18 maggio


Con profonda e muta ammirazione osserviamo stupiti le rovine di Segesta. Il tempio e l’anfiteatro, relativamente ben conservati, inseriti in un contesto bucolico fatto di dolci colline coltivate a frumento, uliveti e vigneti, fanno correre a briglia sciolta l’immaginazione. Come sarà stato un tempo, nell’epoca del suo massimo splendore questo sito in bilico fra l’Olimpo e la terra? Tutto qui profuma di storia e di grandezza. Odori che si intrecciano, si rincorrono. Gelsomino, salvia, timo, rosmarino. Il silenzio é rotto dai cinguettii degli uccelli e da qualche aereo in volo dalla vicina base dell’aeronautica militare. Una scolaresca accompagnata da una giovane suora si assiepa sulle gradinate dell’anfiteatro. Poco importa che non siano in corso rappresentazioni. Il panorama che fa da sfondo al palcoscenico é già di per sé un grandioso spettacolo.

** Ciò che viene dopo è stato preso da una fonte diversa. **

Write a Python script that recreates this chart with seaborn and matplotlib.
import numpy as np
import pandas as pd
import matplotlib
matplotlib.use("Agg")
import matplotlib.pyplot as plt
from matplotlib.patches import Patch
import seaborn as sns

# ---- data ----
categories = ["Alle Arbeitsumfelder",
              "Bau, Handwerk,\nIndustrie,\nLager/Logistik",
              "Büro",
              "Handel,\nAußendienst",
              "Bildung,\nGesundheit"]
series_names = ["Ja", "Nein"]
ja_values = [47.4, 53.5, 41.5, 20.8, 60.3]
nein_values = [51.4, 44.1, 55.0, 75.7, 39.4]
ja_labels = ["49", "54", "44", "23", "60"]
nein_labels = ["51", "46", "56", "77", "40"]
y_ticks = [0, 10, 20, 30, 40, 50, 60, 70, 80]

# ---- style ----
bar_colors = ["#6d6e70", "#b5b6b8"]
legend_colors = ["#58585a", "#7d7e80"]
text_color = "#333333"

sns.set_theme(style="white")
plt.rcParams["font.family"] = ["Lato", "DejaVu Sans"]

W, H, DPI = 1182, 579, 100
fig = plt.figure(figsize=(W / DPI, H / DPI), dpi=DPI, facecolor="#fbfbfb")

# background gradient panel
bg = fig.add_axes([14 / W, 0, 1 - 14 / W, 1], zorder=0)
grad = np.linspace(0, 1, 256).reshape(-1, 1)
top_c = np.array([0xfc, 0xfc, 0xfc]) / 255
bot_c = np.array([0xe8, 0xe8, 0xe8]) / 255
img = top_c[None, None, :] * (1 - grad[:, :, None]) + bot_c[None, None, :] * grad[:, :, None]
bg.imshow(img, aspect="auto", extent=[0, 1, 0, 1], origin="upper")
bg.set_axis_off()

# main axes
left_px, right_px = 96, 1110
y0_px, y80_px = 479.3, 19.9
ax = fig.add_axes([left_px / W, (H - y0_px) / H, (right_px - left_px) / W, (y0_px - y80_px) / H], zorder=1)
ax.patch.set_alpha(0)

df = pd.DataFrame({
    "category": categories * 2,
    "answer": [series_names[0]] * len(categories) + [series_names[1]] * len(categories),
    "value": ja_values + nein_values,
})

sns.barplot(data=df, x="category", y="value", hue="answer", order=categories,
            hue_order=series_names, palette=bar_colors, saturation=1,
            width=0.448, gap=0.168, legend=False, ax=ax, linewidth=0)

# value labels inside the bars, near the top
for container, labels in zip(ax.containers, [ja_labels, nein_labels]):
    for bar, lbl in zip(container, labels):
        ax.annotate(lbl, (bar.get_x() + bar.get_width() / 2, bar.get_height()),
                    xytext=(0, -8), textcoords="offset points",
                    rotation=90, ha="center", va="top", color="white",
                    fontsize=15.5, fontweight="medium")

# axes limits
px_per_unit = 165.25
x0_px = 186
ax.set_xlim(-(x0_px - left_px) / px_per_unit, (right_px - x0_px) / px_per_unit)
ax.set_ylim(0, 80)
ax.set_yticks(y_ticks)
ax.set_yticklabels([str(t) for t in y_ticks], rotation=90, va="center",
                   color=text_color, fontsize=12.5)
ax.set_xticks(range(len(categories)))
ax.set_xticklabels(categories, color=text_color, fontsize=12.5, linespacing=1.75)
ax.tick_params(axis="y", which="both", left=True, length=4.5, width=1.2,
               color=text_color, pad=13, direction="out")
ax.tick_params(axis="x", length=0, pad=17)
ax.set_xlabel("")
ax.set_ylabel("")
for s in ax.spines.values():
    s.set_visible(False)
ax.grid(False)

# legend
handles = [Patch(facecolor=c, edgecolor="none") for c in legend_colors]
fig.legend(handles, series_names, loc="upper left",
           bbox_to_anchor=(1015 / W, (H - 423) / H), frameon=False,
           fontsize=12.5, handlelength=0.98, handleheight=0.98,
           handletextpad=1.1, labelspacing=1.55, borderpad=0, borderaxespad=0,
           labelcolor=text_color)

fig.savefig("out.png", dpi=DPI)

Lo stomaco é sazio, appagato. Ci siamo appena concessi una specialità che vale il viaggio. Un cannolo della vicina Dattilo. A dir poco fantastico. Il segreto, ci spiega l’oste, sta - come sempre - nella semplicità e nella genuinità dei prodotti di base. Qui c’é pura ricotta di pecora e poco, pochissimo zucchero (200 gr di zucchero per 1 kg di ricotta). Il risultato é strepitoso.


Passiamo poi ad un altro capolavoro dell’uomo. L’uomo antico, si intende. Quello che sapeva osservare la natura, entrare in sintonia con essa e sfruttarne a suo vantaggio le caratteristiche senza peraltro impoverirla. Non dell’uomo moderno, quello che gioca a fare Dio, che crea eco-mostri e obbrobri di ogni genere, che altera e inquina. Le saline di Trapani sono un bell’esempio di come l’uomo (quello antico) abbia saputo allearsi con la natura e ricavarne vantaggio lasciandola pressoché intatta, attraverso interventi delicati, discreti che armoniosamente si inseriscono nel paesaggio. È questa la nostra lettura dei mulini a vento e delle pittoresche vasche della saline di Trapani.